MOSCOW (MRC) -- Brenntag’s third-quarter profits rose year on year on the back of strong demand at its commodity and specialty chemical divisions, although the CEO of the Germany-headquartered distributor warned that market disruption would last “well into” 2022, said the company.
Base chemical division Brenntag Essentials saw a 29% annual increase in operating earnings before interest, taxes, depreciation and amortisation (EBITDA) on demand growth in Europe and the Americas. COVID-19 restrictions and environmental policy in China hit its Asia-Pacific performance.
Specialties division earnings rose 42% year during the quarter, with profits growing across all divisions, driven in particular by demand from the Americas. Site closures, redundancies and the shift from geographic divisions to commodity and specialty arms contributed EUR70m to operating EBITDA for the year so far.
Known as Project Brenntag, the process has seen the firm close 68 of 100 planned sites and made 740 out of a planned 1,300 redundant. The company confirmed full-year operating EBITDA guidance of EUR1.26-1.32bn, despite no expectation of an end to “exceptional and challenging” market conditions.
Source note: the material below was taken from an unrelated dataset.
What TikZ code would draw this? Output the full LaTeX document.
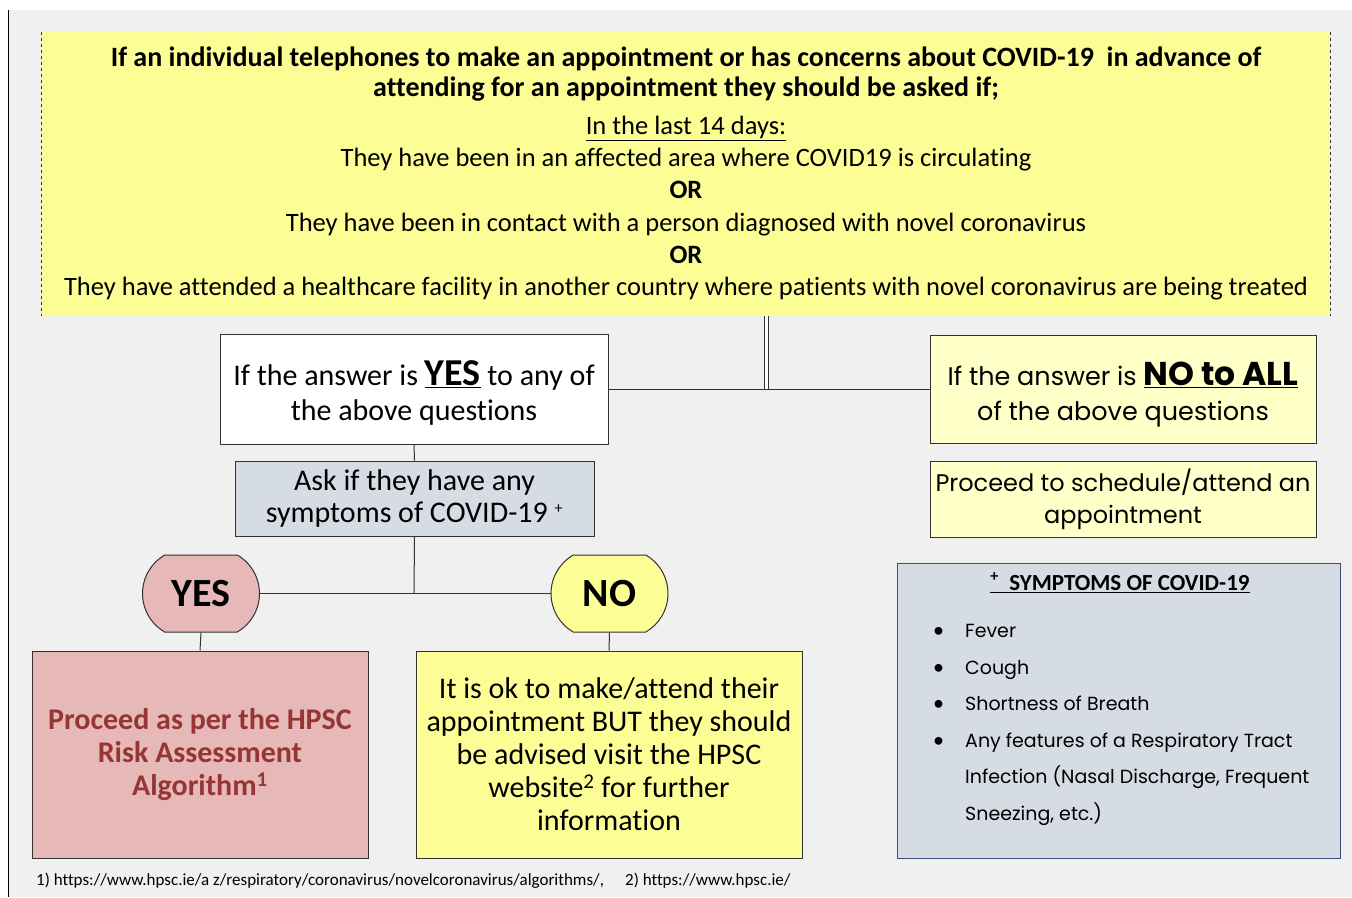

As per MRC, Brenntag, the market leader in chemical and ingredients distribution, has completed the process of changing from a German Aktiengesellschaft (AG), or stock corporation, to a European company, or Societas Europaea (SE). The company says it is now doing business as Brenntag SE. The conversion, which was announced by the company's management and supervisory boards in 2019 and approved at its 2020 annual shareholders' meeting, came into force when it was entered into the commercial register on 1 February 2021.
As MRC informed earlier, in April 2020, Brenntag say it had acquired the operating assets of Suffolk Solutions’ (Suffolk, Virginia) caustic soda distribution business. Financial terms of the deal have not been disclosed.